● **SUPPLIED DATA**

— start —

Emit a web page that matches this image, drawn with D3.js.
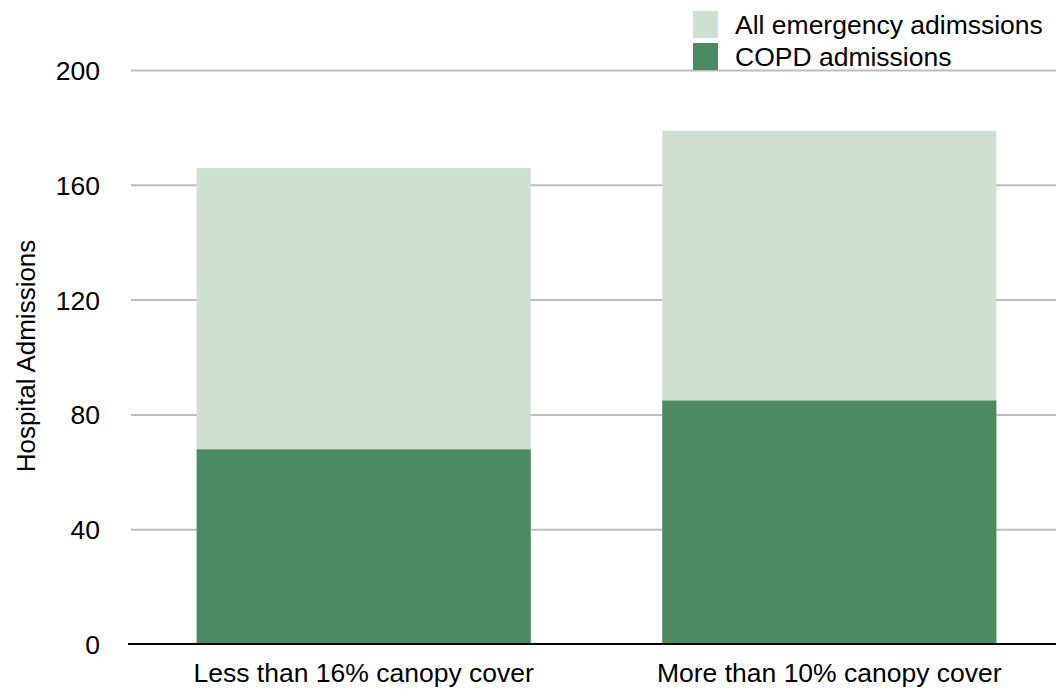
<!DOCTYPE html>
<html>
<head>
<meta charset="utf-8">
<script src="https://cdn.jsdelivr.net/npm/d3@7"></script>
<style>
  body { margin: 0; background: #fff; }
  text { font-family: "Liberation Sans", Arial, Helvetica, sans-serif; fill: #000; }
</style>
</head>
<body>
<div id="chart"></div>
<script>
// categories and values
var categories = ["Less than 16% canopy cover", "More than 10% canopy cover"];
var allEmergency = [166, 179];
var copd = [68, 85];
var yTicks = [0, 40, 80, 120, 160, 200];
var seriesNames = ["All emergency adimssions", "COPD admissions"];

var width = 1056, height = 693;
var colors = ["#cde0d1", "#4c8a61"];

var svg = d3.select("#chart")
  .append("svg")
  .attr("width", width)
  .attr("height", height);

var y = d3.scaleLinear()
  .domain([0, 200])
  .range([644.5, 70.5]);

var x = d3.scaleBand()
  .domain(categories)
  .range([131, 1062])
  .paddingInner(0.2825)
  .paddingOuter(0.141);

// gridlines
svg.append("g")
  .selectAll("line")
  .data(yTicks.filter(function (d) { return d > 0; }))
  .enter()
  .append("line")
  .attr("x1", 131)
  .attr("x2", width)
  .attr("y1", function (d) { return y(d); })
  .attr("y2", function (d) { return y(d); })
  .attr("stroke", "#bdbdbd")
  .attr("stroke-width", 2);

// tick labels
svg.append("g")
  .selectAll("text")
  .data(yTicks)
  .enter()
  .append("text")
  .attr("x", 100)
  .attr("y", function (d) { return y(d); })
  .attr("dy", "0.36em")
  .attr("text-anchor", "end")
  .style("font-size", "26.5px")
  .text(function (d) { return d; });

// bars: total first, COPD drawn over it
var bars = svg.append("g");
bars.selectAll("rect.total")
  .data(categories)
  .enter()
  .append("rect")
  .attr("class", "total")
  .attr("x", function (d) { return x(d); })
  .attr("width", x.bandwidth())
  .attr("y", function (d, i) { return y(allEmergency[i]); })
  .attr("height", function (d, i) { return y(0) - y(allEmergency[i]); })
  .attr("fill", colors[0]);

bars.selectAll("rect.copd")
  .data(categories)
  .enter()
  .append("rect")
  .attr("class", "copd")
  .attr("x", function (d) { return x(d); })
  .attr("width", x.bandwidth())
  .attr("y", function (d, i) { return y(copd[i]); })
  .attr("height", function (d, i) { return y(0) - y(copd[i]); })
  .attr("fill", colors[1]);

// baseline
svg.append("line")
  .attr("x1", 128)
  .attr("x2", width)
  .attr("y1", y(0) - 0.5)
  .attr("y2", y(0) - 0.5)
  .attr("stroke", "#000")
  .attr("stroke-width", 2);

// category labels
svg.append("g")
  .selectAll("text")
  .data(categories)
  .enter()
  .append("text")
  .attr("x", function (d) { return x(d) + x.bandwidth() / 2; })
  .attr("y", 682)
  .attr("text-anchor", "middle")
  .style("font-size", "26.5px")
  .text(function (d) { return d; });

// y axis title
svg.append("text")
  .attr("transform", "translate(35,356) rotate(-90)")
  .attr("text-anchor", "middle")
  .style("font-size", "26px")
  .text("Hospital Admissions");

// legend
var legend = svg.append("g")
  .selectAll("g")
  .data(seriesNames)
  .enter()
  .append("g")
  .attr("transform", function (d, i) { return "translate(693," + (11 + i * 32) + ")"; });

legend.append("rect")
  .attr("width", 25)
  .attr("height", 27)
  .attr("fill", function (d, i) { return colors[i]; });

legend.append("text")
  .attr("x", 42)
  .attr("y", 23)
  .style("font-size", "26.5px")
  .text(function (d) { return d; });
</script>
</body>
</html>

— end —

● **YOUR GOAL**
Leaving out the pictures, repeat the data above exactly.

● **RESULT**
Emit a web page that matches this image, drawn with D3.js.
<!DOCTYPE html>
<html>
<head>
<meta charset="utf-8">
<script src="https://cdn.jsdelivr.net/npm/d3@7"></script>
<style>
  body { margin: 0; background: #fff; }
  text { font-family: "Liberation Sans", Arial, Helvetica, sans-serif; fill: #000; }
</style>
</head>
<body>
<div id="chart"></div>
<script>
// categories and values
var categories = ["Less than 16% canopy cover", "More than 10% canopy cover"];
var allEmergency = [166, 179];
var copd = [68, 85];
var yTicks = [0, 40, 80, 120, 160, 200];
var seriesNames = ["All emergency adimssions", "COPD admissions"];

var width = 1056, height = 693;
var colors = ["#cde0d1", "#4c8a61"];

var svg = d3.select("#chart")
  .append("svg")
  .attr("width", width)
  .attr("height", height);

var y = d3.scaleLinear()
  .domain([0, 200])
  .range([644.5, 70.5]);

var x = d3.scaleBand()
  .domain(categories)
  .range([131, 1062])
  .paddingInner(0.2825)
  .paddingOuter(0.141);

// gridlines
svg.append("g")
  .selectAll("line")
  .data(yTicks.filter(function (d) { return d > 0; }))
  .enter()
  .append("line")
  .attr("x1", 131)
  .attr("x2", width)
  .attr("y1", function (d) { return y(d); })
  .attr("y2", function (d) { return y(d); })
  .attr("stroke", "#bdbdbd")
  .attr("stroke-width", 2);

// tick labels
svg.append("g")
  .selectAll("text")
  .data(yTicks)
  .enter()
  .append("text")
  .attr("x", 100)
  .attr("y", function (d) { return y(d); })
  .attr("dy", "0.36em")
  .attr("text-anchor", "end")
  .style("font-size", "26.5px")
  .text(function (d) { return d; });

// bars: total first, COPD drawn over it
var bars = svg.append("g");
bars.selectAll("rect.total")
  .data(categories)
  .enter()
  .append("rect")
  .attr("class", "total")
  .attr("x", function (d) { return x(d); })
  .attr("width", x.bandwidth())
  .attr("y", function (d, i) { return y(allEmergency[i]); })
  .attr("height", function (d, i) { return y(0) - y(allEmergency[i]); })
  .attr("fill", colors[0]);

bars.selectAll("rect.copd")
  .data(categories)
  .enter()
  .append("rect")
  .attr("class", "copd")
  .attr("x", function (d) { return x(d); })
  .attr("width", x.bandwidth())
  .attr("y", function (d, i) { return y(copd[i]); })
  .attr("height", function (d, i) { return y(0) - y(copd[i]); })
  .attr("fill", colors[1]);

// baseline
svg.append("line")
  .attr("x1", 128)
  .attr("x2", width)
  .attr("y1", y(0) - 0.5)
  .attr("y2", y(0) - 0.5)
  .attr("stroke", "#000")
  .attr("stroke-width", 2);

// category labels
svg.append("g")
  .selectAll("text")
  .data(categories)
  .enter()
  .append("text")
  .attr("x", function (d) { return x(d) + x.bandwidth() / 2; })
  .attr("y", 682)
  .attr("text-anchor", "middle")
  .style("font-size", "26.5px")
  .text(function (d) { return d; });

// y axis title
svg.append("text")
  .attr("transform", "translate(35,356) rotate(-90)")
  .attr("text-anchor", "middle")
  .style("font-size", "26px")
  .text("Hospital Admissions");

// legend
var legend = svg.append("g")
  .selectAll("g")
  .data(seriesNames)
  .enter()
  .append("g")
  .attr("transform", function (d, i) { return "translate(693," + (11 + i * 32) + ")"; });

legend.append("rect")
  .attr("width", 25)
  .attr("height", 27)
  .attr("fill", function (d, i) { return colors[i]; });

legend.append("text")
  .attr("x", 42)
  .attr("y", 23)
  .style("font-size", "26.5px")
  .text(function (d) { return d; });
</script>
</body>
</html>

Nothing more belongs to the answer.